● REQUIREMENTS
Pictures stay out of the copy; restate everything else in the material exactly.

>> BEGIN

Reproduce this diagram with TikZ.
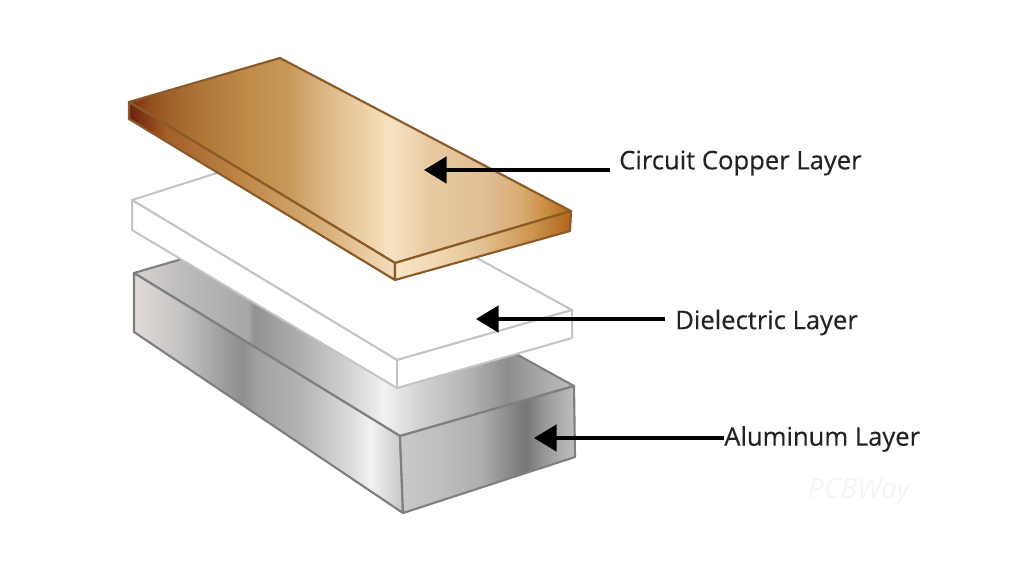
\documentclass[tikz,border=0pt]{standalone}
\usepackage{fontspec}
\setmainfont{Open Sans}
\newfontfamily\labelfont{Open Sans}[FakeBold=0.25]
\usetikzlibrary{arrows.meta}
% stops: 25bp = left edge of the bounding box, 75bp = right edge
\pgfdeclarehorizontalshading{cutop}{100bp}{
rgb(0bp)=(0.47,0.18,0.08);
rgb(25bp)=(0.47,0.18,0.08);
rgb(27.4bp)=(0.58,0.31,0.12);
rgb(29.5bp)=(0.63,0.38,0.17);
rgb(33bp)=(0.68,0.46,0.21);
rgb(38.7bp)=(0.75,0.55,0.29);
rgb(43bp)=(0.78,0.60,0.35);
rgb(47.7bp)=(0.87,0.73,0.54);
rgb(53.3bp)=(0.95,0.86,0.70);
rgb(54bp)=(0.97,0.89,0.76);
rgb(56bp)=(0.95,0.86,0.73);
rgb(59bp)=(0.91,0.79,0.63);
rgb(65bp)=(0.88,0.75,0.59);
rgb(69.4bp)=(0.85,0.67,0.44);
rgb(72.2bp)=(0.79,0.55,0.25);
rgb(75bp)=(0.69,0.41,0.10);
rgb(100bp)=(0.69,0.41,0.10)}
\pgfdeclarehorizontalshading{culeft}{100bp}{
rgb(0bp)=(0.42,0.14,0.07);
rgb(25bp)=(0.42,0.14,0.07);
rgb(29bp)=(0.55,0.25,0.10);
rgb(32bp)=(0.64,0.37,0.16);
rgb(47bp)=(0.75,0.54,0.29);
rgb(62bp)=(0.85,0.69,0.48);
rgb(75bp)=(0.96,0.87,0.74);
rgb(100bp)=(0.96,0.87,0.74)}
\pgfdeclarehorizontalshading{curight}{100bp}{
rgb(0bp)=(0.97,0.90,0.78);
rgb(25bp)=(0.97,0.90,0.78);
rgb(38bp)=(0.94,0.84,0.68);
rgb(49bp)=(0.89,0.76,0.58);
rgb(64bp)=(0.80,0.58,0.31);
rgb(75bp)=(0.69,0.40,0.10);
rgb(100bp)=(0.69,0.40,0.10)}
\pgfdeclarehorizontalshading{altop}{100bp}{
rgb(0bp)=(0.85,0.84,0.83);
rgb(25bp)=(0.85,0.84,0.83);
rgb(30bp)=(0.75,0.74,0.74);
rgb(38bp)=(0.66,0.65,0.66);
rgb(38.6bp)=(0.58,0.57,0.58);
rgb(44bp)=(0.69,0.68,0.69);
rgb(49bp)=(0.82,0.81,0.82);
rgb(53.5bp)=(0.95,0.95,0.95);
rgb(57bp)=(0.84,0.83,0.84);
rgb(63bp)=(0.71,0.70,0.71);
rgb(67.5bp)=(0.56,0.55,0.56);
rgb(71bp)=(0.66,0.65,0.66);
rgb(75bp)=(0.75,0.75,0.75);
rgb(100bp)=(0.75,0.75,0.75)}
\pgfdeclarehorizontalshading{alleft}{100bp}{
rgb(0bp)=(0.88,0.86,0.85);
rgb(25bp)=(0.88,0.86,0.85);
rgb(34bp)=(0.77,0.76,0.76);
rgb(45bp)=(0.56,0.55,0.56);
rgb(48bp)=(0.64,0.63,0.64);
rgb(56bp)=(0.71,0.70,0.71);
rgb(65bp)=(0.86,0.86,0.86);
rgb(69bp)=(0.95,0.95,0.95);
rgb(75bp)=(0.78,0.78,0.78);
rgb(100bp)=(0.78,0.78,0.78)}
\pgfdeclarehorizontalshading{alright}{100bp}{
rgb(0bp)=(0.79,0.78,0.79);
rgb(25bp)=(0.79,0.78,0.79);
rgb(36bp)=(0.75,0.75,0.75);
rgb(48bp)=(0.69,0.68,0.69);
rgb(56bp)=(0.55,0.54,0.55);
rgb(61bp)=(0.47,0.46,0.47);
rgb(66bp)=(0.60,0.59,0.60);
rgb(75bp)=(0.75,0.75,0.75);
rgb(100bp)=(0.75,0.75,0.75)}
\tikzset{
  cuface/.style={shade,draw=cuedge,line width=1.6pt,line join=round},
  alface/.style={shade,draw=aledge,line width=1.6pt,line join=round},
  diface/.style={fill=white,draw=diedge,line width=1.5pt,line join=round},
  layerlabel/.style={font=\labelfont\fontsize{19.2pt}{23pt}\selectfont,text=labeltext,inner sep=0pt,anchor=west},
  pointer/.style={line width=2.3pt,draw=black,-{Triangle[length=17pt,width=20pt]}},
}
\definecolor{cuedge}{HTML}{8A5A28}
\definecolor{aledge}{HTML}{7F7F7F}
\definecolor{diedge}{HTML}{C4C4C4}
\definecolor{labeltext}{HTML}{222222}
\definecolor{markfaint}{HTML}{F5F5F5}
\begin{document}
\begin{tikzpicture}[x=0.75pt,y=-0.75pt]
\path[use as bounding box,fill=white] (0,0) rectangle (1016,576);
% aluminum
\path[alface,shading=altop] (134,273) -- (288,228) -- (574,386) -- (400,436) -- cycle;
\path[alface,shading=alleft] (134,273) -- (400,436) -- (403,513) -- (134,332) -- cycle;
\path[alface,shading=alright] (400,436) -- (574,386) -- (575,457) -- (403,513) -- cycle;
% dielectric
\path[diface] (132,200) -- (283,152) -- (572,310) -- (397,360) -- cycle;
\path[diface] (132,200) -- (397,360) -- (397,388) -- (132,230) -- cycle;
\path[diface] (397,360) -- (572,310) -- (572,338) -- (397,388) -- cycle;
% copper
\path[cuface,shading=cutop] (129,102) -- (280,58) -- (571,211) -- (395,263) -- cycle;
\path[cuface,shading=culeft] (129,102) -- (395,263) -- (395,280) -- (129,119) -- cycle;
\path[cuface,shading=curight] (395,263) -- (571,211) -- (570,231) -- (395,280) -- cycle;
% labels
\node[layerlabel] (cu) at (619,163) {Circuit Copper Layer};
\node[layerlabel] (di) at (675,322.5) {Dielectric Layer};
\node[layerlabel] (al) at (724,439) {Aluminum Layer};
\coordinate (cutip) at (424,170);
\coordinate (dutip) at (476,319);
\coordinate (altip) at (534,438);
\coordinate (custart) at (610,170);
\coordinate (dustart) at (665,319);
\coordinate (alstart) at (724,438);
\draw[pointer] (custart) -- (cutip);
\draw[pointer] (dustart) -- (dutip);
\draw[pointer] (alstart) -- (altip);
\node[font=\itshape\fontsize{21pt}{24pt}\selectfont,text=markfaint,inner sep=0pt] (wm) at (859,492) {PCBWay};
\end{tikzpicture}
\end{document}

>> END

● THE SOLUTION
Reproduce this diagram with TikZ.
\documentclass[tikz,border=0pt]{standalone}
\usepackage{fontspec}
\setmainfont{Open Sans}
\newfontfamily\labelfont{Open Sans}[FakeBold=0.25]
\usetikzlibrary{arrows.meta}
% stops: 25bp = left edge of the bounding box, 75bp = right edge
\pgfdeclarehorizontalshading{cutop}{100bp}{
rgb(0bp)=(0.47,0.18,0.08);
rgb(25bp)=(0.47,0.18,0.08);
rgb(27.4bp)=(0.58,0.31,0.12);
rgb(29.5bp)=(0.63,0.38,0.17);
rgb(33bp)=(0.68,0.46,0.21);
rgb(38.7bp)=(0.75,0.55,0.29);
rgb(43bp)=(0.78,0.60,0.35);
rgb(47.7bp)=(0.87,0.73,0.54);
rgb(53.3bp)=(0.95,0.86,0.70);
rgb(54bp)=(0.97,0.89,0.76);
rgb(56bp)=(0.95,0.86,0.73);
rgb(59bp)=(0.91,0.79,0.63);
rgb(65bp)=(0.88,0.75,0.59);
rgb(69.4bp)=(0.85,0.67,0.44);
rgb(72.2bp)=(0.79,0.55,0.25);
rgb(75bp)=(0.69,0.41,0.10);
rgb(100bp)=(0.69,0.41,0.10)}
\pgfdeclarehorizontalshading{culeft}{100bp}{
rgb(0bp)=(0.42,0.14,0.07);
rgb(25bp)=(0.42,0.14,0.07);
rgb(29bp)=(0.55,0.25,0.10);
rgb(32bp)=(0.64,0.37,0.16);
rgb(47bp)=(0.75,0.54,0.29);
rgb(62bp)=(0.85,0.69,0.48);
rgb(75bp)=(0.96,0.87,0.74);
rgb(100bp)=(0.96,0.87,0.74)}
\pgfdeclarehorizontalshading{curight}{100bp}{
rgb(0bp)=(0.97,0.90,0.78);
rgb(25bp)=(0.97,0.90,0.78);
rgb(38bp)=(0.94,0.84,0.68);
rgb(49bp)=(0.89,0.76,0.58);
rgb(64bp)=(0.80,0.58,0.31);
rgb(75bp)=(0.69,0.40,0.10);
rgb(100bp)=(0.69,0.40,0.10)}
\pgfdeclarehorizontalshading{altop}{100bp}{
rgb(0bp)=(0.85,0.84,0.83);
rgb(25bp)=(0.85,0.84,0.83);
rgb(30bp)=(0.75,0.74,0.74);
rgb(38bp)=(0.66,0.65,0.66);
rgb(38.6bp)=(0.58,0.57,0.58);
rgb(44bp)=(0.69,0.68,0.69);
rgb(49bp)=(0.82,0.81,0.82);
rgb(53.5bp)=(0.95,0.95,0.95);
rgb(57bp)=(0.84,0.83,0.84);
rgb(63bp)=(0.71,0.70,0.71);
rgb(67.5bp)=(0.56,0.55,0.56);
rgb(71bp)=(0.66,0.65,0.66);
rgb(75bp)=(0.75,0.75,0.75);
rgb(100bp)=(0.75,0.75,0.75)}
\pgfdeclarehorizontalshading{alleft}{100bp}{
rgb(0bp)=(0.88,0.86,0.85);
rgb(25bp)=(0.88,0.86,0.85);
rgb(34bp)=(0.77,0.76,0.76);
rgb(45bp)=(0.56,0.55,0.56);
rgb(48bp)=(0.64,0.63,0.64);
rgb(56bp)=(0.71,0.70,0.71);
rgb(65bp)=(0.86,0.86,0.86);
rgb(69bp)=(0.95,0.95,0.95);
rgb(75bp)=(0.78,0.78,0.78);
rgb(100bp)=(0.78,0.78,0.78)}
\pgfdeclarehorizontalshading{alright}{100bp}{
rgb(0bp)=(0.79,0.78,0.79);
rgb(25bp)=(0.79,0.78,0.79);
rgb(36bp)=(0.75,0.75,0.75);
rgb(48bp)=(0.69,0.68,0.69);
rgb(56bp)=(0.55,0.54,0.55);
rgb(61bp)=(0.47,0.46,0.47);
rgb(66bp)=(0.60,0.59,0.60);
rgb(75bp)=(0.75,0.75,0.75);
rgb(100bp)=(0.75,0.75,0.75)}
\tikzset{
  cuface/.style={shade,draw=cuedge,line width=1.6pt,line join=round},
  alface/.style={shade,draw=aledge,line width=1.6pt,line join=round},
  diface/.style={fill=white,draw=diedge,line width=1.5pt,line join=round},
  layerlabel/.style={font=\labelfont\fontsize{19.2pt}{23pt}\selectfont,text=labeltext,inner sep=0pt,anchor=west},
  pointer/.style={line width=2.3pt,draw=black,-{Triangle[length=17pt,width=20pt]}},
}
\definecolor{cuedge}{HTML}{8A5A28}
\definecolor{aledge}{HTML}{7F7F7F}
\definecolor{diedge}{HTML}{C4C4C4}
\definecolor{labeltext}{HTML}{222222}
\definecolor{markfaint}{HTML}{F5F5F5}
\begin{document}
\begin{tikzpicture}[x=0.75pt,y=-0.75pt]
\path[use as bounding box,fill=white] (0,0) rectangle (1016,576);
% aluminum
\path[alface,shading=altop] (134,273) -- (288,228) -- (574,386) -- (400,436) -- cycle;
\path[alface,shading=alleft] (134,273) -- (400,436) -- (403,513) -- (134,332) -- cycle;
\path[alface,shading=alright] (400,436) -- (574,386) -- (575,457) -- (403,513) -- cycle;
% dielectric
\path[diface] (132,200) -- (283,152) -- (572,310) -- (397,360) -- cycle;
\path[diface] (132,200) -- (397,360) -- (397,388) -- (132,230) -- cycle;
\path[diface] (397,360) -- (572,310) -- (572,338) -- (397,388) -- cycle;
% copper
\path[cuface,shading=cutop] (129,102) -- (280,58) -- (571,211) -- (395,263) -- cycle;
\path[cuface,shading=culeft] (129,102) -- (395,263) -- (395,280) -- (129,119) -- cycle;
\path[cuface,shading=curight] (395,263) -- (571,211) -- (570,231) -- (395,280) -- cycle;
% labels
\node[layerlabel] (cu) at (619,163) {Circuit Copper Layer};
\node[layerlabel] (di) at (675,322.5) {Dielectric Layer};
\node[layerlabel] (al) at (724,439) {Aluminum Layer};
\coordinate (cutip) at (424,170);
\coordinate (dutip) at (476,319);
\coordinate (altip) at (534,438);
\coordinate (custart) at (610,170);
\coordinate (dustart) at (665,319);
\coordinate (alstart) at (724,438);
\draw[pointer] (custart) -- (cutip);
\draw[pointer] (dustart) -- (dutip);
\draw[pointer] (alstart) -- (altip);
\node[font=\itshape\fontsize{21pt}{24pt}\selectfont,text=markfaint,inner sep=0pt] (wm) at (859,492) {PCBWay};
\end{tikzpicture}
\end{document}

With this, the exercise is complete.